#AMREADING TEJU COLE. Sight-seeing in New York and
Brussels.
- WAKING UP. I couldn’t remember where I was. A warm bed, darkness, the sound of traffic…I floated in the dark, anonymous to myself, lost in the sensation that the world existed but I was no longer part of it.
- LOOKING OUT THE WINDOW. I watched the birds like someone taking auspices… Geese with their dark wings and throats, their pale bodies and tireless little hearts, really did exist. So amazed was I by them that I couldn’t trust my memory when they weren’t there.
- TOWER RECORDS CLOSING DOWN. Men were going through the CD bins with the patience of grazing animals…Music was playing on the store’s speakers. It spoiled the pleasure of thinking about other music. Record shops, I felt, should be silent spaces.
- OVERINTERPRETING. I suspect there was a mood in society that pushed people more toward snap judgments and unexamined opinions, an anti-scientific mood, an inability to assess evidence. This made brisk business for those whose specialty was in the promising of immediate solutions: politicians and priests of the various religions.

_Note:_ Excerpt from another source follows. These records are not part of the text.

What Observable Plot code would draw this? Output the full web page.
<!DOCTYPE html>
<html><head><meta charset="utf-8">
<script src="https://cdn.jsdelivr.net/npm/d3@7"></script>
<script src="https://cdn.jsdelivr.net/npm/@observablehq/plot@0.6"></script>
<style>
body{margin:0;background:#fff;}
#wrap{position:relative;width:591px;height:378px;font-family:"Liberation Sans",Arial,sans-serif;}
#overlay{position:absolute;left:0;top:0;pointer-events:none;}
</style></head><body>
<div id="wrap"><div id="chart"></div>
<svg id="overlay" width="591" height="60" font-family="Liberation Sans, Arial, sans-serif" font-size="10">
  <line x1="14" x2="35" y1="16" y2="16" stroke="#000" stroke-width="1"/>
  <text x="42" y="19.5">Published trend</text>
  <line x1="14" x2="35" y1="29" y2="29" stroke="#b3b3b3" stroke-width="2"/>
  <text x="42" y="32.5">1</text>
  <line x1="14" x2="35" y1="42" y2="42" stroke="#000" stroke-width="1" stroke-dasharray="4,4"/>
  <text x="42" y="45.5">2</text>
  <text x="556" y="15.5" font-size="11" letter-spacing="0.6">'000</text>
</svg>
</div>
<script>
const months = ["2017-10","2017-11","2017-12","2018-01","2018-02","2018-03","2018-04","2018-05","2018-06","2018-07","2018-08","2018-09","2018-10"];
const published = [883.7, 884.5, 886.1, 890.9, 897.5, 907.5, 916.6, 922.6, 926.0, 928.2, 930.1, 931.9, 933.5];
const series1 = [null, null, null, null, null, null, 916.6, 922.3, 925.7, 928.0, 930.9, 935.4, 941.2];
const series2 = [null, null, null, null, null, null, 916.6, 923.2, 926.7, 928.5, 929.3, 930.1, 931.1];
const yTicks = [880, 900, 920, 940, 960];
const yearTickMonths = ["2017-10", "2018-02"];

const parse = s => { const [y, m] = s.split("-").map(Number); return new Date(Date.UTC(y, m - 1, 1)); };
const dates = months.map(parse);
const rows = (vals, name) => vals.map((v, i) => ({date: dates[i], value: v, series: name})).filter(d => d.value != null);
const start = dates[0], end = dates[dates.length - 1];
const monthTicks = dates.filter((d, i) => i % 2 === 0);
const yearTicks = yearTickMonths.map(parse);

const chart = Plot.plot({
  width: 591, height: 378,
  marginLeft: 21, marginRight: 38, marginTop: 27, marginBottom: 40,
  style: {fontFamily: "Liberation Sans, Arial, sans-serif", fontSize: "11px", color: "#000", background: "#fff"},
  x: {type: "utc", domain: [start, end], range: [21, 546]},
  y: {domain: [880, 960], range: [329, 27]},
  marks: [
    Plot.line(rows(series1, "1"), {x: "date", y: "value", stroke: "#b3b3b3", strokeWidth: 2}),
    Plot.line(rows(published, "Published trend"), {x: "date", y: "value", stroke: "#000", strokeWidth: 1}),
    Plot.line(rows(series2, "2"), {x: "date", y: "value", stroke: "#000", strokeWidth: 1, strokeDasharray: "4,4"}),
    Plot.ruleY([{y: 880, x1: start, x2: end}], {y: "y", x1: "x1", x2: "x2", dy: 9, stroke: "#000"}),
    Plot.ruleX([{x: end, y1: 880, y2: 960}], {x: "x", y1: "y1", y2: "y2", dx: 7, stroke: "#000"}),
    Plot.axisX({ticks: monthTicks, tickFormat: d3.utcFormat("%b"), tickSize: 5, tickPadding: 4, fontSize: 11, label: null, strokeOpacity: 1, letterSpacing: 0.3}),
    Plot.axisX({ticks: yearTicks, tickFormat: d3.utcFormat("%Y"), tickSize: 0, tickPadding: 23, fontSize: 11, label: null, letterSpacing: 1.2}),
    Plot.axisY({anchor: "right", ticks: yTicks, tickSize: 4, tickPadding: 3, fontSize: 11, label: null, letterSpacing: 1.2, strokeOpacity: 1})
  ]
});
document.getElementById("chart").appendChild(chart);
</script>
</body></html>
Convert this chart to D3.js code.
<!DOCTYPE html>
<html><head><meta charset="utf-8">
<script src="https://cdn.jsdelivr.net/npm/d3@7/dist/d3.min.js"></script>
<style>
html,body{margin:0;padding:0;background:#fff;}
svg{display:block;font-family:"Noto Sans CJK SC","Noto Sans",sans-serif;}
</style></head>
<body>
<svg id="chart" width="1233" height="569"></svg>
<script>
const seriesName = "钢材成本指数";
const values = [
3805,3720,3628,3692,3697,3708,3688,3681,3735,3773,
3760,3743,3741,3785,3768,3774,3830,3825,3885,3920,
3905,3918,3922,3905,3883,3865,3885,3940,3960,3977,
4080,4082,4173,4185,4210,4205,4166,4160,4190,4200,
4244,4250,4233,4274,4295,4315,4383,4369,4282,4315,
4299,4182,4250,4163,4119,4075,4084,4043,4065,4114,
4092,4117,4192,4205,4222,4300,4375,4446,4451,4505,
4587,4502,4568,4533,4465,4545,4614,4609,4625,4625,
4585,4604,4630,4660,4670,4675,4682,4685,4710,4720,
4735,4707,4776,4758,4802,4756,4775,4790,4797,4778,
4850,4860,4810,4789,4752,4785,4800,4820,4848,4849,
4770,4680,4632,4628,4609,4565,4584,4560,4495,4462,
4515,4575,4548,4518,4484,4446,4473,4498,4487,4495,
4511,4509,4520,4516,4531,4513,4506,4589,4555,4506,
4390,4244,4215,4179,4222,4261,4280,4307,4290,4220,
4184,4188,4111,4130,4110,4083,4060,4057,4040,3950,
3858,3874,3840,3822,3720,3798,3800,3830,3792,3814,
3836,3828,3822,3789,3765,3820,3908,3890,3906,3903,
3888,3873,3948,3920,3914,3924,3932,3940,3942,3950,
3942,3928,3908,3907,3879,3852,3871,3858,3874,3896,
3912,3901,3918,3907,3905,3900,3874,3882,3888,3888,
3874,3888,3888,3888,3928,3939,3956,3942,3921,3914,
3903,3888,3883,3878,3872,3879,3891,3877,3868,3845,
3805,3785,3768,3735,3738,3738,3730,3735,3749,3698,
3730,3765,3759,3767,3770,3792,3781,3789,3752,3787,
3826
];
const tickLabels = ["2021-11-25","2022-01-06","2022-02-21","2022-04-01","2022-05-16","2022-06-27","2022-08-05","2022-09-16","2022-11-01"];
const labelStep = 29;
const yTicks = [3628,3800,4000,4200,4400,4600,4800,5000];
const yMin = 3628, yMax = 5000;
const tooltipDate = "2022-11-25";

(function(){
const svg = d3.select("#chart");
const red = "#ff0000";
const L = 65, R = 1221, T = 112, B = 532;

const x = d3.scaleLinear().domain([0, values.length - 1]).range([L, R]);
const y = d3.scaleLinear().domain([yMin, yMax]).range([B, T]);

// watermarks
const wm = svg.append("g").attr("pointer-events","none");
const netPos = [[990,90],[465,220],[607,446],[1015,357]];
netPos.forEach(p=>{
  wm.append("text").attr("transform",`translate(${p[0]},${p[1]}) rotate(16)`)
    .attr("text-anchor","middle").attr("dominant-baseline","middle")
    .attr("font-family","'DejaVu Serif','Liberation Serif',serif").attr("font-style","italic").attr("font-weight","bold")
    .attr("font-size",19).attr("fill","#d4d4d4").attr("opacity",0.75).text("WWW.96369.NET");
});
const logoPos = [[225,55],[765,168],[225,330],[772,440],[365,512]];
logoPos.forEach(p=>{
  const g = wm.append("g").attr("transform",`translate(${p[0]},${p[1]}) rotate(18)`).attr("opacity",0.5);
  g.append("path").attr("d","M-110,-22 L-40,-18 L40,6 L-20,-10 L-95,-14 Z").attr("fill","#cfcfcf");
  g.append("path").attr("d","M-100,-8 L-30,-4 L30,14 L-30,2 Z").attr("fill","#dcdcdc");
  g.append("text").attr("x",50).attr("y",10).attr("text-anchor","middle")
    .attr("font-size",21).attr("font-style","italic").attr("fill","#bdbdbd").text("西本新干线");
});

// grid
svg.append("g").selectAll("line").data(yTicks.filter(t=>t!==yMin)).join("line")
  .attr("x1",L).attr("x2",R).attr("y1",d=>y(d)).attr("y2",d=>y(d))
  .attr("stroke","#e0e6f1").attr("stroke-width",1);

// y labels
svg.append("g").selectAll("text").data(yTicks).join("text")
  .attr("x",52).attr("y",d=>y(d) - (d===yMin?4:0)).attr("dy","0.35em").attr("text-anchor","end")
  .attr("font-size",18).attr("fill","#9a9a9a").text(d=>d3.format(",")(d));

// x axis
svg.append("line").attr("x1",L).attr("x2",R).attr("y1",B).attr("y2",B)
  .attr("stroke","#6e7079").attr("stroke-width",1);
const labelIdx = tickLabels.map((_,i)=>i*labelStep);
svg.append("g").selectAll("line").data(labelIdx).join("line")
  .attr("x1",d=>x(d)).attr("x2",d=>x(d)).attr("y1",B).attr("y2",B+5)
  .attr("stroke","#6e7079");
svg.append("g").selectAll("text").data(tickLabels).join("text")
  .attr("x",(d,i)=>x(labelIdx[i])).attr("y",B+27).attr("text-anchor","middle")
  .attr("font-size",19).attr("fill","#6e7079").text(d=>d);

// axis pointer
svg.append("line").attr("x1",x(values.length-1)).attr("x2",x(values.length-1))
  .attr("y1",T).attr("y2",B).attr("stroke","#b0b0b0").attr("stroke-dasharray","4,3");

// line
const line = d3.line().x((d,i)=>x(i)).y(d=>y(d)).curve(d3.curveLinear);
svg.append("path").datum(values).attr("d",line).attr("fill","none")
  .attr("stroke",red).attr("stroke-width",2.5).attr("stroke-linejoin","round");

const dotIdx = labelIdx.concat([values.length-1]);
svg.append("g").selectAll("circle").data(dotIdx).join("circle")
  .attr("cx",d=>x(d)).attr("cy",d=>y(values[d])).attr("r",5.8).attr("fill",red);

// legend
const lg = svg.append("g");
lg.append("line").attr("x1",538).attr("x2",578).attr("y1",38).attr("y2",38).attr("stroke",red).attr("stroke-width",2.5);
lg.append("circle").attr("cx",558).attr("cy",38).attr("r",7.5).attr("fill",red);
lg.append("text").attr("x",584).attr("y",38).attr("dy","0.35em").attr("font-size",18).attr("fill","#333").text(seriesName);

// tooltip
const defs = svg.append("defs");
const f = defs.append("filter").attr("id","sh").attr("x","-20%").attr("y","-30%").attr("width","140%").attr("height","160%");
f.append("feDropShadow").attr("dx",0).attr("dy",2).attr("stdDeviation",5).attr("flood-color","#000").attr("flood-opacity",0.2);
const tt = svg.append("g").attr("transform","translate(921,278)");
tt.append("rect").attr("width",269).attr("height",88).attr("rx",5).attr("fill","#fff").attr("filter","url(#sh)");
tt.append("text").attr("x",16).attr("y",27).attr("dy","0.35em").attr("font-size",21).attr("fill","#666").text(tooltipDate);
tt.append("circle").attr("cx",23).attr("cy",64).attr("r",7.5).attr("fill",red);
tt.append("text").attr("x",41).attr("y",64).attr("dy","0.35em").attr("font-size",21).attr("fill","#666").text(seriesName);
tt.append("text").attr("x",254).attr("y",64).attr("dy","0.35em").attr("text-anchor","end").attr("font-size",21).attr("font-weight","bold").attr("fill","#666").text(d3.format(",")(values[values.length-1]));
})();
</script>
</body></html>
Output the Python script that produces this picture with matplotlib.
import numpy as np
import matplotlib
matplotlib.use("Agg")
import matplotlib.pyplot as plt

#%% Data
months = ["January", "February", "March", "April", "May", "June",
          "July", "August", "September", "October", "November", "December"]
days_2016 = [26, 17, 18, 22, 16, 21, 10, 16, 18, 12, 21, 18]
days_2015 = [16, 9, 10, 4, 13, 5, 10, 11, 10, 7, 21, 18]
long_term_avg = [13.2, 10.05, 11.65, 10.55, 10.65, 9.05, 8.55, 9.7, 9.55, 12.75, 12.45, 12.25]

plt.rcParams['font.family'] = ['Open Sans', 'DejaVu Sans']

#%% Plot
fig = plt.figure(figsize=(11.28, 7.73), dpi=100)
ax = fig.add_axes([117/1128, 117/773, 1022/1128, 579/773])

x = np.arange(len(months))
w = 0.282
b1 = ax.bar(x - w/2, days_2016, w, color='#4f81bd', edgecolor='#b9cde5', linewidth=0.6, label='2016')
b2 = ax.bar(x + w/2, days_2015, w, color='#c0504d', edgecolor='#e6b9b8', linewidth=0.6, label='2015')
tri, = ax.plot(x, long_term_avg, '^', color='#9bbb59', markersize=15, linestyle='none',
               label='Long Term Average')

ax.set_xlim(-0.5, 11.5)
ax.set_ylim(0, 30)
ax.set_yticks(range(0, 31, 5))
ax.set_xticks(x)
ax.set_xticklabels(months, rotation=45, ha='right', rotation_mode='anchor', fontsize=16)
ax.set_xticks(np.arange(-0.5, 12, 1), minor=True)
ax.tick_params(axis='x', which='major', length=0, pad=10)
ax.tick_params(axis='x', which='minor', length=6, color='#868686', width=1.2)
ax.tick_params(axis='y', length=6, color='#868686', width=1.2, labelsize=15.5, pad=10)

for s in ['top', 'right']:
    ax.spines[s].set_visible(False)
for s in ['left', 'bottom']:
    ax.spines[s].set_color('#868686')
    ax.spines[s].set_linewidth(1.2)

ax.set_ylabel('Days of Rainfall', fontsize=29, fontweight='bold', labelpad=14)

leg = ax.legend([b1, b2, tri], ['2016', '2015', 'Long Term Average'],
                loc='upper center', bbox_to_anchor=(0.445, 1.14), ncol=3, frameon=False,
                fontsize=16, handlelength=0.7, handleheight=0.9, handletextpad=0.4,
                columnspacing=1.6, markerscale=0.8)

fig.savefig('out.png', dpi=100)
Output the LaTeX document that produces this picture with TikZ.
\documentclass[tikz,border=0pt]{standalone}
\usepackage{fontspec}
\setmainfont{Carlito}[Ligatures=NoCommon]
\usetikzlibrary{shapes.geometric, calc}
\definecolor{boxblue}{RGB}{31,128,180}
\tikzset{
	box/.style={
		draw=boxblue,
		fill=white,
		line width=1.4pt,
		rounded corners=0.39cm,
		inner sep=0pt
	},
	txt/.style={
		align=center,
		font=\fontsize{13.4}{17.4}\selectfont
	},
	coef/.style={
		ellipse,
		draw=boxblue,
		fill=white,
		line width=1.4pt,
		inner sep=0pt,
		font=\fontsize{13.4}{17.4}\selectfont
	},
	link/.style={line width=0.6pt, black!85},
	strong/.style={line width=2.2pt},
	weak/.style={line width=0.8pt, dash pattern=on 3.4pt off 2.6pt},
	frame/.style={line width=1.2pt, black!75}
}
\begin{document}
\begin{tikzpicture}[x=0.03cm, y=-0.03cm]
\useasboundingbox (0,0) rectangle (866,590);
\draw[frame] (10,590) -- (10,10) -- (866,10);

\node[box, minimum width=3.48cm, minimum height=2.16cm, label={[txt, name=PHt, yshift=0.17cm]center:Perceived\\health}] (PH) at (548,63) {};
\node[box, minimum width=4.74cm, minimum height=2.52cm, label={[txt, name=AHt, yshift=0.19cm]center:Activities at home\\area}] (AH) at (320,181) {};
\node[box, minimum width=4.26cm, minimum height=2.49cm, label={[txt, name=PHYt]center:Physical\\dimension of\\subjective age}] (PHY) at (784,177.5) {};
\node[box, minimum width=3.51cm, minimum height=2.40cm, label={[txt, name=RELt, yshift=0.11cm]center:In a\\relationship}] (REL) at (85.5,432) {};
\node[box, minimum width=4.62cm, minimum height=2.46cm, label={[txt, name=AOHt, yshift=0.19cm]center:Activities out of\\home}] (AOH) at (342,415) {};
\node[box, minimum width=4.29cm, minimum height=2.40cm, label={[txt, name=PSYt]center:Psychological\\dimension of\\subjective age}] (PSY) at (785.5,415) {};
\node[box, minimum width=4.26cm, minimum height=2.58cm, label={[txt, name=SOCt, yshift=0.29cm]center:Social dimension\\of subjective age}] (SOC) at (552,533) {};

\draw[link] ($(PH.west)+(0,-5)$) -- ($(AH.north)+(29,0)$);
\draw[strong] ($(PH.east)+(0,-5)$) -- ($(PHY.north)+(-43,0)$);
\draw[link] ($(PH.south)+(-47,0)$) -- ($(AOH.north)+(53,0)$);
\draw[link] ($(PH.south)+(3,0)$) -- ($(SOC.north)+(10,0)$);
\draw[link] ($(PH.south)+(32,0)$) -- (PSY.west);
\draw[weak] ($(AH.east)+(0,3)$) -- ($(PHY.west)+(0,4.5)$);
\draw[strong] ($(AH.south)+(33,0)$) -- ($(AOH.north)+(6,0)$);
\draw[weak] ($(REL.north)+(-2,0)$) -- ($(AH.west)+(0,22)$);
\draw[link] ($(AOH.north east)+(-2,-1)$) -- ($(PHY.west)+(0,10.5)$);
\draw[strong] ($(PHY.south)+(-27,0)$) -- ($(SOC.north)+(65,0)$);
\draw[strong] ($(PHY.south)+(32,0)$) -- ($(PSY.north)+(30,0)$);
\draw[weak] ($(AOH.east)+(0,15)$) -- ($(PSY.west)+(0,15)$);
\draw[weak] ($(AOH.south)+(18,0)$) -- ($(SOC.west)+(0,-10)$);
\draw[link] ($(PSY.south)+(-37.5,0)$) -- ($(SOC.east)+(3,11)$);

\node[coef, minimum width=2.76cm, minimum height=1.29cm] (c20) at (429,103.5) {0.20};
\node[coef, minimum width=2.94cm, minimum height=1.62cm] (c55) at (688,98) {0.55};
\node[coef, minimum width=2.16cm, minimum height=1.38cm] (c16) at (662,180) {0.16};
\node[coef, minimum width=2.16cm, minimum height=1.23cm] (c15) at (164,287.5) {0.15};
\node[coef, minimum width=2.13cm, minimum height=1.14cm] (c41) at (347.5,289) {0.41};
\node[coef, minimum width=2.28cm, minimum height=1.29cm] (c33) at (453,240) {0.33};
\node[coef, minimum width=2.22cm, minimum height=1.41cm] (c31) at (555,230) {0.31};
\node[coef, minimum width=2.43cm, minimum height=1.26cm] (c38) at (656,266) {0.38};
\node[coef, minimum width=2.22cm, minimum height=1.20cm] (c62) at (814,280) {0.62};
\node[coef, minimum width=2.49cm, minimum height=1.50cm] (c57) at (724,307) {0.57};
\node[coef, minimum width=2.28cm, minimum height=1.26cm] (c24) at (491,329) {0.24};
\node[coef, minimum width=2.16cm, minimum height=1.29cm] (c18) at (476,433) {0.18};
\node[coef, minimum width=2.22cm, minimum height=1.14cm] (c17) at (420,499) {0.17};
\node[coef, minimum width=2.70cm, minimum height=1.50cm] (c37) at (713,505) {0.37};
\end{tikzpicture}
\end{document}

- LISTENING TO MAHLER. He made himself a master of the ends of symphonies, the end of a body of work, and the end of his own life…Through the force of his will, he became the genius of prolonged farewells.
- OPEN CITY. Brussels escaped the devastation of WWII. Surrender of course played a role in this form of survival, as did negotiations with invading powers. Had Brussels’ rulers not opted to declare it an open city and thereby except it from bombardment…it might have been reduced to rubble like Dresden. Or Hiroshima.